(Goal): The line holding "7000, 8000, 9000];" is the last one to output; start at the first line of the data, keep every line in between exactly, and leave out pictures.

++++ Collected material ++++

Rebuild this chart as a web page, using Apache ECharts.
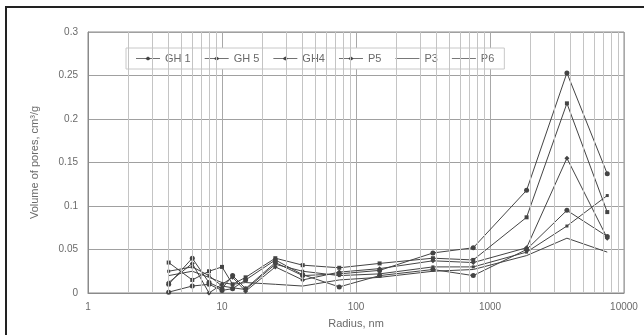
<!DOCTYPE html>
<html>
<head>
<meta charset="utf-8">
<script src="https://cdn.jsdelivr.net/npm/echarts@6/dist/echarts.min.js"></script>
<style>
	html, body { margin: 0; padding: 0; background: #fff; }
	#chart { width: 644px; height: 335px; }
</style>
</head>
<body>
<div id="chart"></div>
<script>
	// radius, nm
	const radius = [4, 6, 8, 10, 12, 15, 25, 40, 75, 150, 375, 750, 1875, 3750, 7500];
	// volume of pores, cm3/g
	const gh1 = [0.010, 0.040, 0.012, 0.005, 0.020, 0.005, 0.035, 0.020, 0.022, 0.026, 0.046, 0.052, 0.118, 0.253, 0.137];
	const gh5 = [0.035, 0.015, 0.025, 0.030, 0.010, 0.018, 0.040, 0.032, 0.029, 0.034, 0.040, 0.038, 0.087, 0.218, 0.093];
	const gh4 = [0.012, 0.034, 0.000, 0.010, 0.018, 0.002, 0.030, 0.015, 0.024, 0.028, 0.037, 0.035, 0.052, 0.155, 0.063];
	const p5 = [0.001, 0.008, 0.010, 0.003, 0.005, 0.015, 0.038, 0.021, 0.007, 0.020, 0.027, 0.020, 0.050, 0.095, 0.065];
	const p3 = [0.020, 0.025, 0.018, 0.012, 0.010, 0.012, 0.010, 0.008, 0.015, 0.018, 0.025, 0.027, 0.043, 0.063, 0.047];
	const p6 = [0.025, 0.030, 0.020, 0.008, 0.006, 0.004, 0.033, 0.025, 0.020, 0.022, 0.030, 0.030, 0.047, 0.077, 0.112];
	const seriesNames = ["GH 1", "GH 5", "GH4", "P5", "P3", "P6"];
	// minor log grid lines
	const minorGrid = [2, 3, 4, 5, 6, 7, 8, 9, 20, 30, 40, 50, 60, 70, 80, 90,
		200, 300, 400, 500, 600, 700, 800, 900, 2000, 3000, 4000, 5000, 6000, 7000, 8000, 9000];

	const pair = (ys) => radius.map((x, i) => [x, ys[i]]);
	const lineCol = "#444";
	const textCol = "#6a6a6a";

	let myChart = echarts.init(document.getElementById("chart"));

	function makeSeries(name, ys, symbol, size) {
		return {
			name: name,
			type: "line",
			data: pair(ys),
			symbol: symbol,
			symbolSize: size,
			showSymbol: symbol !== "none",
			lineStyle: { color: lineCol, width: 1 },
			itemStyle: { color: lineCol },
			animation: false
		};
	}

	let option = {
		backgroundColor: "#fff",
		animation: false,
		grid: { left: 88, right: 20, top: 32, bottom: 42, show: true, borderColor: "#8a8a8a", borderWidth: 1 },
		legend: {
			data: seriesNames.map(n => ({
				name: n,
				icon: (n === "P3" || n === "P6") ? "path://M0,5 L20,5 L20,5.6 L0,5.6 Z" : "path://M0,5 L8,5 L10,3.5 L12,5 L20,5 L20,5.6 L12,5.6 L10,7 L8,5.6 L0,5.6 Z"
			})),
			left: 126,
			top: 48,
			backgroundColor: "#fff",
			borderColor: "#c8c8c8",
			borderWidth: 1,
			padding: [5, 10, 5, 10],
			itemWidth: 24,
			itemHeight: 7,
			itemGap: 14,
			textStyle: { color: textCol, fontSize: 11, fontFamily: "Liberation Sans" }
		},
		xAxis: {
			type: "log",
			logBase: 10,
			min: 1,
			max: 10000,
			name: "Radius, nm",
			nameLocation: "middle",
			nameGap: 25,
			nameTextStyle: { color: textCol, fontSize: 11, fontFamily: "Liberation Sans" },
			axisLine: { show: true, lineStyle: { color: "#8a8a8a" } },
			axisTick: { show: false },
			axisLabel: {
				color: textCol, fontSize: 10, fontFamily: "Liberation Sans", margin: 9,
				formatter: v => String(Math.round(v))
			},
			splitLine: { show: true, lineStyle: { color: "#a8a8a8", width: 1 } }
		},
		yAxis: {
			type: "value",
			min: 0,
			max: 0.3,
			interval: 0.05,
			name: "Volume of pores, cm³/g",
			nameLocation: "middle",
			nameGap: 48,
			nameTextStyle: { color: textCol, fontSize: 11, fontFamily: "Liberation Sans" },
			axisLine: { show: true, lineStyle: { color: "#8a8a8a" } },
			axisTick: { show: false },
			axisLabel: { color: textCol, fontSize: 10, fontFamily: "Liberation Sans", margin: 10 },
			splitLine: { show: true, lineStyle: { color: "#a0a0a0", width: 1 } }
		},
		graphic: [{
			type: "rect",
			shape: { x: 6, y: 7, width: 800, height: 500 },
			style: { fill: null, stroke: "#222", lineWidth: 2 },
			silent: true
		}],
		series: [
			{
				type: "line",
				data: [],
				silent: true,
				markLine: {
					silent: true,
					symbol: "none",
					label: { show: false },
					lineStyle: { color: "#c4c4c4", type: "solid", width: 1 },
					data: minorGrid.map(v => ({ xAxis: v }))
				},
				z: 1
			},
			makeSeries("GH 1", gh1, "circle", 5),
			makeSeries("GH 5", gh5, "rect", 4),
			makeSeries("GH4", gh4, "diamond", 5),
			makeSeries("P5", p5, "circle", 5),
			makeSeries("P3", p3, "none", 0),
			makeSeries("P6", p6, "rect", 3)
		]
	};

	myChart.setOption(option);
</script>
</body>
</html>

++++

(Solution to the problem):
Rebuild this chart as a web page, using Apache ECharts.
<!DOCTYPE html>
<html>
<head>
<meta charset="utf-8">
<script src="https://cdn.jsdelivr.net/npm/echarts@6/dist/echarts.min.js"></script>
<style>
	html, body { margin: 0; padding: 0; background: #fff; }
	#chart { width: 644px; height: 335px; }
</style>
</head>
<body>
<div id="chart"></div>
<script>
	// radius, nm
	const radius = [4, 6, 8, 10, 12, 15, 25, 40, 75, 150, 375, 750, 1875, 3750, 7500];
	// volume of pores, cm3/g
	const gh1 = [0.010, 0.040, 0.012, 0.005, 0.020, 0.005, 0.035, 0.020, 0.022, 0.026, 0.046, 0.052, 0.118, 0.253, 0.137];
	const gh5 = [0.035, 0.015, 0.025, 0.030, 0.010, 0.018, 0.040, 0.032, 0.029, 0.034, 0.040, 0.038, 0.087, 0.218, 0.093];
	const gh4 = [0.012, 0.034, 0.000, 0.010, 0.018, 0.002, 0.030, 0.015, 0.024, 0.028, 0.037, 0.035, 0.052, 0.155, 0.063];
	const p5 = [0.001, 0.008, 0.010, 0.003, 0.005, 0.015, 0.038, 0.021, 0.007, 0.020, 0.027, 0.020, 0.050, 0.095, 0.065];
	const p3 = [0.020, 0.025, 0.018, 0.012, 0.010, 0.012, 0.010, 0.008, 0.015, 0.018, 0.025, 0.027, 0.043, 0.063, 0.047];
	const p6 = [0.025, 0.030, 0.020, 0.008, 0.006, 0.004, 0.033, 0.025, 0.020, 0.022, 0.030, 0.030, 0.047, 0.077, 0.112];
	const seriesNames = ["GH 1", "GH 5", "GH4", "P5", "P3", "P6"];
	// minor log grid lines
	const minorGrid = [2, 3, 4, 5, 6, 7, 8, 9, 20, 30, 40, 50, 60, 70, 80, 90,
		200, 300, 400, 500, 600, 700, 800, 900, 2000, 3000, 4000, 5000, 6000, 7000, 8000, 9000];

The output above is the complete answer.